Learning to lie a lot less

Perhaps the saddest comment I read about the General Election was a tweet on polling day from someone who I admire: “Genuinely think the only way Labour will ever win another election is by learning to lie a lot better”.

Forgotten, perhaps, amongst the surprise result is the assessment from the Institute for Fiscal studies that the neither of the main parties set out “an honest set of choices” in their manifesto, and both presented a misleading picture of the impact their polices would have over the next parliament.

It is clear to anyone following the election campaign (and the referendum prior to that) that many of the statistics presented were murky to say the least. Living where I do – the only Labour ward in a Lib Dem/Conservative battle-ground – the leaflets we received from all three parties were copious and regularly deliberately misleading.

“They can’t win here,” Labour and the Lib Dems shouted about each other, both presenting colourful graphs illustrating what happened last time – the Labour one adding in font size 2 that their ‘last time’ was the London Mayoral Election. Meanwhile the Tories bizarrely banged on about their record on school funding – in a Borough in which every parent of a school aged child had recently received a letter from their Headteacher describing the state of school funding as horrific.

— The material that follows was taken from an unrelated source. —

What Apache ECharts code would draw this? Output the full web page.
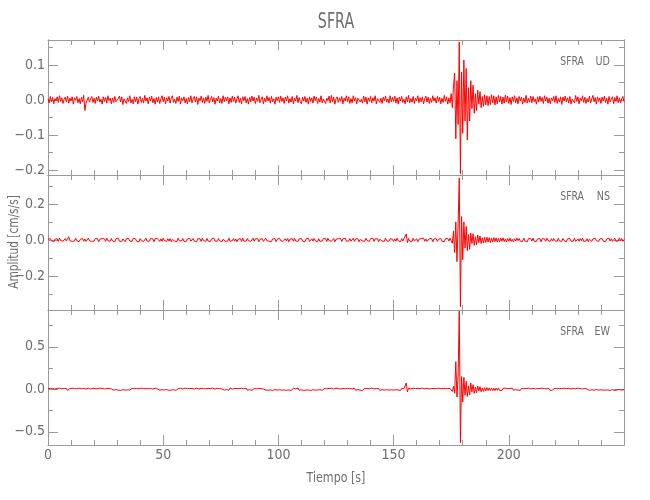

Who you gonna believe?

The fear, expressed succinctly in a tweet, that politics can only be dominated by those willing to bin their integrity, is something which resonates strongly for me with the world of charity.

Exaggeration, manipulation, shock and fear have, for years, been used to generate funds – everyone knows that a picture of a hungry child raises more than a healthy one. On occasions the messages portrayed contradict the beliefs of the charity, and sometimes the ‘ask’ is far detached from what the money needs to be spent on. On trains, on TV, in flyers, on Facebook, in the street – a lot of fundraising still mirrors the NSPCC’s Full Stop Campaign from the 1990s, surely both the most and least successful campaign of that period, raising oodles of cash and putting a stop to remarkably little.

The approach of many campaigning in the recent election was that ignoring integrity is the most effective way to achieve success. A small number of charities have taken the same approach. But a charity without integrity becomes just a business getting unfair tax breaks. In difficult times, it is those many charity leaders who lie a lot less who get my vote.